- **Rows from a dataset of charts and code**

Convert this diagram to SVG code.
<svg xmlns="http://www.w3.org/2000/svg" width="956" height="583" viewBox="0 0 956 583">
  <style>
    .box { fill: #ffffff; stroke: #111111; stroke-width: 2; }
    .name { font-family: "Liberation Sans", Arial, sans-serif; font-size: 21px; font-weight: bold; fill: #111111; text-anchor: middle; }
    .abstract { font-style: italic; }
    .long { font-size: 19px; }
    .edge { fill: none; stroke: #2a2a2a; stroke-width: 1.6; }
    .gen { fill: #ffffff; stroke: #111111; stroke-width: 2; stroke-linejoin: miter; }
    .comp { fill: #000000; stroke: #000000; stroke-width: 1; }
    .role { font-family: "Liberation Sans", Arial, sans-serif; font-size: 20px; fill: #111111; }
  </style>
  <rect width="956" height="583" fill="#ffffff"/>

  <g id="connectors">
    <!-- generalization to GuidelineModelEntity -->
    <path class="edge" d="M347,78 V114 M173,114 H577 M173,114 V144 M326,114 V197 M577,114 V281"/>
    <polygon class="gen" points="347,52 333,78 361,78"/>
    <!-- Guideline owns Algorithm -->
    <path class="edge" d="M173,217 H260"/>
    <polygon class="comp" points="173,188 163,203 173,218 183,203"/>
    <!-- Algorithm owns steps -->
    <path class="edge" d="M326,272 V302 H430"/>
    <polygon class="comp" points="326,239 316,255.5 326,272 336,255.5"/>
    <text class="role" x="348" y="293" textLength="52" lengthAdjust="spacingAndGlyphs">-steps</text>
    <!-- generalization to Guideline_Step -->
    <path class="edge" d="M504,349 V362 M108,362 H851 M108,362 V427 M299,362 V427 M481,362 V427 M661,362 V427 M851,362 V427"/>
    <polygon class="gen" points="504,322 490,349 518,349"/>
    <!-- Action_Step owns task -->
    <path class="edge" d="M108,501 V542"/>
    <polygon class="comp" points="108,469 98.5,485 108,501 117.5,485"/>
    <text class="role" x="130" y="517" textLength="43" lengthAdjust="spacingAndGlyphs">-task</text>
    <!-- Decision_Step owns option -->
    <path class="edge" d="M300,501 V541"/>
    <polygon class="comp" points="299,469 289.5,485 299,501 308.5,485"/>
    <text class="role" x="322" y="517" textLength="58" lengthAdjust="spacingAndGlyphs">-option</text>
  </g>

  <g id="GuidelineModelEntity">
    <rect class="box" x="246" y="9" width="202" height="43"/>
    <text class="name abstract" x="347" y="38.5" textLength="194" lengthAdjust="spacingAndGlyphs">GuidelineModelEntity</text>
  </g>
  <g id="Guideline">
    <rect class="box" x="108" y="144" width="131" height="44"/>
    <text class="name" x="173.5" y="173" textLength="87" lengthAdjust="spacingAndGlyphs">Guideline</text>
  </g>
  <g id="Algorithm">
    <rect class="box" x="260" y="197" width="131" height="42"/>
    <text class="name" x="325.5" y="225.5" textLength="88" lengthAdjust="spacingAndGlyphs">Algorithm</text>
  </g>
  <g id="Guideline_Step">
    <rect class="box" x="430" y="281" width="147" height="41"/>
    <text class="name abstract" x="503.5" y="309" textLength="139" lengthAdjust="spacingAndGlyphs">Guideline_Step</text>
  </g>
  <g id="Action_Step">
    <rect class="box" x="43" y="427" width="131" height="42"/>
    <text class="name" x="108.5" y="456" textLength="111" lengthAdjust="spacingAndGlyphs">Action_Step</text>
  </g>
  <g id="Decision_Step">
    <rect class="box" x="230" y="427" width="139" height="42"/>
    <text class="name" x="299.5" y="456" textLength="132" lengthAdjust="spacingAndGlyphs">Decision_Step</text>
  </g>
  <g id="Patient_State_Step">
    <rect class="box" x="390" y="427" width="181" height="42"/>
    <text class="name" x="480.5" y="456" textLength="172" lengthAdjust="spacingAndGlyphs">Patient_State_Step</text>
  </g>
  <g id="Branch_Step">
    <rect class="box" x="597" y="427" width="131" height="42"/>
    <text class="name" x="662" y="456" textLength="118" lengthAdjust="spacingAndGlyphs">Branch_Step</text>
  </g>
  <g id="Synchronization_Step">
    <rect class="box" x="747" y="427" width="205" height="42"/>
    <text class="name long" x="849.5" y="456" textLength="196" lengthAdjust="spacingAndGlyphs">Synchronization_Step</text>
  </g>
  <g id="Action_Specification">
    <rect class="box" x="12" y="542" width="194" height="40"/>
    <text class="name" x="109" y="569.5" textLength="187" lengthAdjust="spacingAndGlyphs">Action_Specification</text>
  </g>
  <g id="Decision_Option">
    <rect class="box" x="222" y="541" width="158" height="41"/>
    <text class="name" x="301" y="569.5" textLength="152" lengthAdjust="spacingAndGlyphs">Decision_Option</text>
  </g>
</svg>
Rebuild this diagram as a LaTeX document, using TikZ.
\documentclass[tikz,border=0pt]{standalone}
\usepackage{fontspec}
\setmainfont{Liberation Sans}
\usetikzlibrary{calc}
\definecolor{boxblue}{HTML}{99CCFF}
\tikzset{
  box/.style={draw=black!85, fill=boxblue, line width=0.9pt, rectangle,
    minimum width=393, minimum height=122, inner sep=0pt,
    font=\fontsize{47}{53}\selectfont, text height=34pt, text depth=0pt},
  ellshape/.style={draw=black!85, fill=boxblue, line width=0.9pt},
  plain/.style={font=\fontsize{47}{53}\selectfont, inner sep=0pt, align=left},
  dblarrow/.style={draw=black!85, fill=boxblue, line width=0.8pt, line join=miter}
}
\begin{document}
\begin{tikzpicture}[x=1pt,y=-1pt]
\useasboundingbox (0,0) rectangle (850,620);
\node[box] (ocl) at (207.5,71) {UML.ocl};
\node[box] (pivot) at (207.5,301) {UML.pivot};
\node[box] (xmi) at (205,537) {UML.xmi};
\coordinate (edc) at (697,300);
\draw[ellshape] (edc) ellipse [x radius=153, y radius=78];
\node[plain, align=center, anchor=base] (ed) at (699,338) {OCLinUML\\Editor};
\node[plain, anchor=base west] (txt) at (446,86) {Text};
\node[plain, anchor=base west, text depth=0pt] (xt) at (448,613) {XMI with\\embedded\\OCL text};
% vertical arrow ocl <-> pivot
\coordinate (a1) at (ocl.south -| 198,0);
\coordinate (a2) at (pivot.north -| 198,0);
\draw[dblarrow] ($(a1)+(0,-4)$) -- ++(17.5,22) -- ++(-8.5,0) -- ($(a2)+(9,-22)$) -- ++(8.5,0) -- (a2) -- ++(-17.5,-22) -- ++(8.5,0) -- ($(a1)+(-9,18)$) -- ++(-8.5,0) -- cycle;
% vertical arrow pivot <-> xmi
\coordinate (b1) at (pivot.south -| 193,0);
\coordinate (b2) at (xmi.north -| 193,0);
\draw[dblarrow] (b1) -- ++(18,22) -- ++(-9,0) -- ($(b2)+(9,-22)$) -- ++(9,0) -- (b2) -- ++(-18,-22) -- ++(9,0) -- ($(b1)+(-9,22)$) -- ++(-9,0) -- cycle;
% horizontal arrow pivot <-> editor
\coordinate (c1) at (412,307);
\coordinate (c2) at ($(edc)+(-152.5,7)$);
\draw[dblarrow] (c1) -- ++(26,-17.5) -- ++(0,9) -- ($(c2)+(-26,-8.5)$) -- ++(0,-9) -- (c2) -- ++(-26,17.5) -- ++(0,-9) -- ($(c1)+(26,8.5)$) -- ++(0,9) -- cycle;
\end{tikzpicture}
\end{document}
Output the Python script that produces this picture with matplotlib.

- **Required work**
Work out the number of lines above that include the string "diagram" and write only that number.

- **Solution below**
2